● What is needed
Go through the data and copy every line exactly, but not the images.

── Data

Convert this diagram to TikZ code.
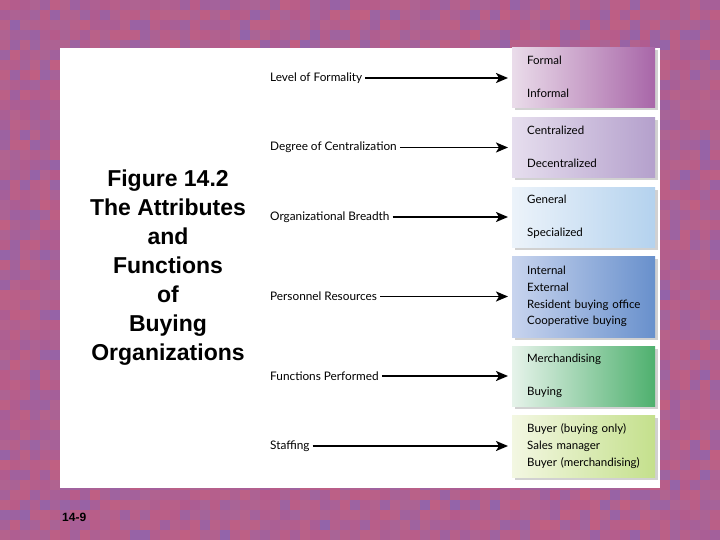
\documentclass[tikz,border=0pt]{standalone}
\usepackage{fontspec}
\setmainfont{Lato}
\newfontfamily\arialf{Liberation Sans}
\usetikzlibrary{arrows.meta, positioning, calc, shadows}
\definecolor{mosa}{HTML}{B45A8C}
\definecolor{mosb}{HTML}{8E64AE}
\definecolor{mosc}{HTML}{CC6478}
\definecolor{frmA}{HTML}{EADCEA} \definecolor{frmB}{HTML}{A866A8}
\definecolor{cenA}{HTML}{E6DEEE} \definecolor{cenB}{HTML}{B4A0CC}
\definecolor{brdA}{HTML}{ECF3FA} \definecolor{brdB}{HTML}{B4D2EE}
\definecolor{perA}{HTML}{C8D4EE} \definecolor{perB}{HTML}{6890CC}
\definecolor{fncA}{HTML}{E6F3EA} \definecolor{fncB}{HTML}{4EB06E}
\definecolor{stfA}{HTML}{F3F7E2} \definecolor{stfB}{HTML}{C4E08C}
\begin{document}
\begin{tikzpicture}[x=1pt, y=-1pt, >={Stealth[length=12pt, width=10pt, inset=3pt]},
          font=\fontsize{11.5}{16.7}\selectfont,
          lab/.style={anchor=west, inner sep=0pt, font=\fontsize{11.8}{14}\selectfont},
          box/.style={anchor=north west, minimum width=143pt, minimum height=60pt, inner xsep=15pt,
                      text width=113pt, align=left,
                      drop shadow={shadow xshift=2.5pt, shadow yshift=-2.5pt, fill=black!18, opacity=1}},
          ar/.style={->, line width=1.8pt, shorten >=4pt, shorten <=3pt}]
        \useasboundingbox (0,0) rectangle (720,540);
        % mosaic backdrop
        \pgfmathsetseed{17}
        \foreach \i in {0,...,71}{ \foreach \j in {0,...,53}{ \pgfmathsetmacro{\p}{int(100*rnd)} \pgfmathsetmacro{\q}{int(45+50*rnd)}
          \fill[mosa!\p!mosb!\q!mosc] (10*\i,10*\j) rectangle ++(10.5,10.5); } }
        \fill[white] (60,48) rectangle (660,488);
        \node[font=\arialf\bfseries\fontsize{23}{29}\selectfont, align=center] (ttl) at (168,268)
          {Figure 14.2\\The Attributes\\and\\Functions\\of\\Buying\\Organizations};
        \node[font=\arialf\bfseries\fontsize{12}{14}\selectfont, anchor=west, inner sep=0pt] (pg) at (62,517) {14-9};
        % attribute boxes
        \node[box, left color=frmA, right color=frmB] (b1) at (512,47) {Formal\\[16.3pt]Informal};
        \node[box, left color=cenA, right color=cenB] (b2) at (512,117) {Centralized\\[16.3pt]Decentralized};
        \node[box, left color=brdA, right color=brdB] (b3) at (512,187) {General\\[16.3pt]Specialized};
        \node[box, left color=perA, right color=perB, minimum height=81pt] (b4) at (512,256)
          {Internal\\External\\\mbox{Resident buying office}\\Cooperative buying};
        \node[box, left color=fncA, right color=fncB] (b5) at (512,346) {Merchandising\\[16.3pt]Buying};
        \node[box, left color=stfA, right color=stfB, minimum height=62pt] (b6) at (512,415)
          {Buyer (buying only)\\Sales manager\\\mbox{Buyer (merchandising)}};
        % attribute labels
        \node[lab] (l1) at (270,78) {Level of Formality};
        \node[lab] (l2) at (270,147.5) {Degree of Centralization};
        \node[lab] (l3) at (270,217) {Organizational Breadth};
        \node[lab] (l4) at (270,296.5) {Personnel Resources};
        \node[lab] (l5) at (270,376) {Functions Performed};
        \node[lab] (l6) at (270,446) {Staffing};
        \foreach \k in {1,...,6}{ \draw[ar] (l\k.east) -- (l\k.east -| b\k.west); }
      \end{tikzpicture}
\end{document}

────

● Solution for this task
Convert this diagram to TikZ code.
\documentclass[tikz,border=0pt]{standalone}
\usepackage{fontspec}
\setmainfont{Lato}
\newfontfamily\arialf{Liberation Sans}
\usetikzlibrary{arrows.meta, positioning, calc, shadows}
\definecolor{mosa}{HTML}{B45A8C}
\definecolor{mosb}{HTML}{8E64AE}
\definecolor{mosc}{HTML}{CC6478}
\definecolor{frmA}{HTML}{EADCEA} \definecolor{frmB}{HTML}{A866A8}
\definecolor{cenA}{HTML}{E6DEEE} \definecolor{cenB}{HTML}{B4A0CC}
\definecolor{brdA}{HTML}{ECF3FA} \definecolor{brdB}{HTML}{B4D2EE}
\definecolor{perA}{HTML}{C8D4EE} \definecolor{perB}{HTML}{6890CC}
\definecolor{fncA}{HTML}{E6F3EA} \definecolor{fncB}{HTML}{4EB06E}
\definecolor{stfA}{HTML}{F3F7E2} \definecolor{stfB}{HTML}{C4E08C}
\begin{document}
\begin{tikzpicture}[x=1pt, y=-1pt, >={Stealth[length=12pt, width=10pt, inset=3pt]},
          font=\fontsize{11.5}{16.7}\selectfont,
          lab/.style={anchor=west, inner sep=0pt, font=\fontsize{11.8}{14}\selectfont},
          box/.style={anchor=north west, minimum width=143pt, minimum height=60pt, inner xsep=15pt,
                      text width=113pt, align=left,
                      drop shadow={shadow xshift=2.5pt, shadow yshift=-2.5pt, fill=black!18, opacity=1}},
          ar/.style={->, line width=1.8pt, shorten >=4pt, shorten <=3pt}]
        \useasboundingbox (0,0) rectangle (720,540);
        % mosaic backdrop
        \pgfmathsetseed{17}
        \foreach \i in {0,...,71}{ \foreach \j in {0,...,53}{ \pgfmathsetmacro{\p}{int(100*rnd)} \pgfmathsetmacro{\q}{int(45+50*rnd)}
          \fill[mosa!\p!mosb!\q!mosc] (10*\i,10*\j) rectangle ++(10.5,10.5); } }
        \fill[white] (60,48) rectangle (660,488);
        \node[font=\arialf\bfseries\fontsize{23}{29}\selectfont, align=center] (ttl) at (168,268)
          {Figure 14.2\\The Attributes\\and\\Functions\\of\\Buying\\Organizations};
        \node[font=\arialf\bfseries\fontsize{12}{14}\selectfont, anchor=west, inner sep=0pt] (pg) at (62,517) {14-9};
        % attribute boxes
        \node[box, left color=frmA, right color=frmB] (b1) at (512,47) {Formal\\[16.3pt]Informal};
        \node[box, left color=cenA, right color=cenB] (b2) at (512,117) {Centralized\\[16.3pt]Decentralized};
        \node[box, left color=brdA, right color=brdB] (b3) at (512,187) {General\\[16.3pt]Specialized};
        \node[box, left color=perA, right color=perB, minimum height=81pt] (b4) at (512,256)
          {Internal\\External\\\mbox{Resident buying office}\\Cooperative buying};
        \node[box, left color=fncA, right color=fncB] (b5) at (512,346) {Merchandising\\[16.3pt]Buying};
        \node[box, left color=stfA, right color=stfB, minimum height=62pt] (b6) at (512,415)
          {Buyer (buying only)\\Sales manager\\\mbox{Buyer (merchandising)}};
        % attribute labels
        \node[lab] (l1) at (270,78) {Level of Formality};
        \node[lab] (l2) at (270,147.5) {Degree of Centralization};
        \node[lab] (l3) at (270,217) {Organizational Breadth};
        \node[lab] (l4) at (270,296.5) {Personnel Resources};
        \node[lab] (l5) at (270,376) {Functions Performed};
        \node[lab] (l6) at (270,446) {Staffing};
        \foreach \k in {1,...,6}{ \draw[ar] (l\k.east) -- (l\k.east -| b\k.west); }
      \end{tikzpicture}
\end{document}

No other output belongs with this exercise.